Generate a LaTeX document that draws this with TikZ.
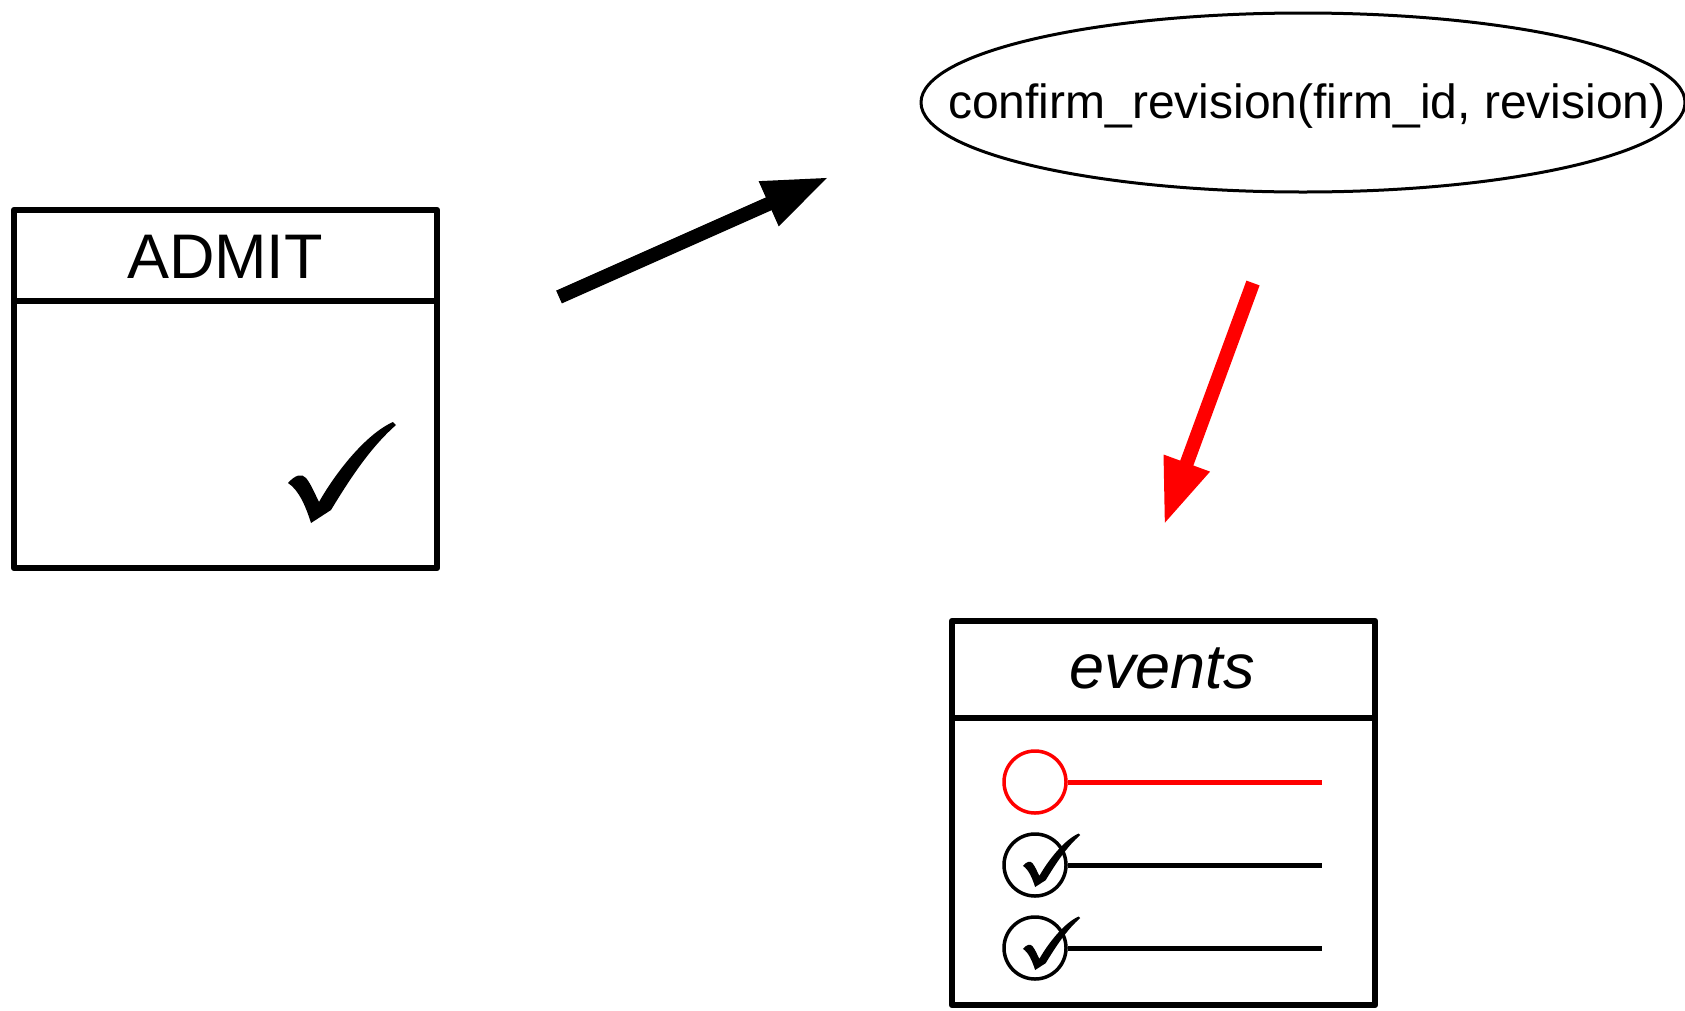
\documentclass[tikz,border=0pt]{standalone}
\usepackage{fontspec}
\setmainfont{Liberation Sans}
\usetikzlibrary{arrows.meta,shapes.geometric}

\tikzset{
	boxline/.style={line width=6.5pt, line join=round},
	bigarrow/.style={line width=14pt, -{Triangle[length=66pt,width=45pt]}},
	dot/.style={circle, minimum size=62pt, inner sep=0pt, line width=3.5pt},
	tickmark/.pic={
		\fill (-53,11) .. controls (-46,3) and (-39,1) .. (-35,6)
			.. controls (-30,12) and (-26,22) .. (-22,30)
			.. controls (-5,0) and (25,-38) .. (52,-50) -- (55,-47)
			.. controls (30,-25) and (10,5) .. (-10,38) -- (-30,51)
			.. controls (-35,35) and (-42,18) .. (-53,11) -- cycle;
	}
}

\begin{document}
\begin{tikzpicture}[x=1pt,y=-1pt]

		\useasboundingbox (0,0) rectangle (1685,1010);

		% define point

		\coordinate (A)  at (559, 297);

		\coordinate (B)  at (829, 177);

		\coordinate (C)  at (1253, 283);

		\coordinate (D)  at (1164, 525);

		% boxes

		\draw[boxline] (14,210) rectangle (437,568);

		\draw[boxline] (14,301) -- (437,301);

		\draw[boxline] (952,621) rectangle (1375,1005);

		\draw[boxline] (952,718) -- (1375,718);

		\node[anchor=base] (admit) at (225,278) {\fontsize{63}{63}\selectfont ADMIT};

		\pic (admitcheck) at (341,472) {tickmark};

		\node[anchor=base] (events) at (1162,688) {\fontsize{63}{63}\selectfont\itshape events};

		% ellipse

		\node[draw, ellipse, line width=3pt, minimum width=764pt, minimum height=179pt, inner sep=0pt] (confirm) at (1303,102.5) {};

		\node[anchor=base] (confirmtext) at (1307,118) {\fontsize{48}{48}\selectfont confirm\_revision(firm\_id, revision)};

		% event rows

		\node[dot, draw=red] (ev1) at (1035,782) {};

		\node[dot, draw=black] (ev2) at (1035,865) {};

		\node[dot, draw=black] (ev3) at (1035,948) {};

		\coordinate (E1) at (1322,782);

		\coordinate (E2) at (1322,865);

		\coordinate (E3) at (1322,948);

		\draw[red, line width=5pt] (ev1.east) -- (E1);

		\draw[line width=5pt] (ev2.east) -- (E2);

		\draw[line width=5pt] (ev3.east) -- (E3);

		\pic[scale=0.53] (check2) at (1051,860) {tickmark};

		\pic[scale=0.53] (check3) at (1051,943) {tickmark};

		% arrows

		\draw[bigarrow] (A) -- (B);

		\draw[bigarrow, red] (C) -- (D);

	\end{tikzpicture}
\end{document}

> **DESCRIPTION OF THE TASK**: Leave out the pictures and print every line of the data exactly.

> **ANSWER TO THE TASK**:
Generate a LaTeX document that draws this with TikZ.
\documentclass[tikz,border=0pt]{standalone}
\usepackage{fontspec}
\setmainfont{Liberation Sans}
\usetikzlibrary{arrows.meta,shapes.geometric}

\tikzset{
	boxline/.style={line width=6.5pt, line join=round},
	bigarrow/.style={line width=14pt, -{Triangle[length=66pt,width=45pt]}},
	dot/.style={circle, minimum size=62pt, inner sep=0pt, line width=3.5pt},
	tickmark/.pic={
		\fill (-53,11) .. controls (-46,3) and (-39,1) .. (-35,6)
			.. controls (-30,12) and (-26,22) .. (-22,30)
			.. controls (-5,0) and (25,-38) .. (52,-50) -- (55,-47)
			.. controls (30,-25) and (10,5) .. (-10,38) -- (-30,51)
			.. controls (-35,35) and (-42,18) .. (-53,11) -- cycle;
	}
}

\begin{document}
\begin{tikzpicture}[x=1pt,y=-1pt]

		\useasboundingbox (0,0) rectangle (1685,1010);

		% define point

		\coordinate (A)  at (559, 297);

		\coordinate (B)  at (829, 177);

		\coordinate (C)  at (1253, 283);

		\coordinate (D)  at (1164, 525);

		% boxes

		\draw[boxline] (14,210) rectangle (437,568);

		\draw[boxline] (14,301) -- (437,301);

		\draw[boxline] (952,621) rectangle (1375,1005);

		\draw[boxline] (952,718) -- (1375,718);

		\node[anchor=base] (admit) at (225,278) {\fontsize{63}{63}\selectfont ADMIT};

		\pic (admitcheck) at (341,472) {tickmark};

		\node[anchor=base] (events) at (1162,688) {\fontsize{63}{63}\selectfont\itshape events};

		% ellipse

		\node[draw, ellipse, line width=3pt, minimum width=764pt, minimum height=179pt, inner sep=0pt] (confirm) at (1303,102.5) {};

		\node[anchor=base] (confirmtext) at (1307,118) {\fontsize{48}{48}\selectfont confirm\_revision(firm\_id, revision)};

		% event rows

		\node[dot, draw=red] (ev1) at (1035,782) {};

		\node[dot, draw=black] (ev2) at (1035,865) {};

		\node[dot, draw=black] (ev3) at (1035,948) {};

		\coordinate (E1) at (1322,782);

		\coordinate (E2) at (1322,865);

		\coordinate (E3) at (1322,948);

		\draw[red, line width=5pt] (ev1.east) -- (E1);

		\draw[line width=5pt] (ev2.east) -- (E2);

		\draw[line width=5pt] (ev3.east) -- (E3);

		\pic[scale=0.53] (check2) at (1051,860) {tickmark};

		\pic[scale=0.53] (check3) at (1051,943) {tickmark};

		% arrows

		\draw[bigarrow] (A) -- (B);

		\draw[bigarrow, red] (C) -- (D);

	\end{tikzpicture}
\end{document}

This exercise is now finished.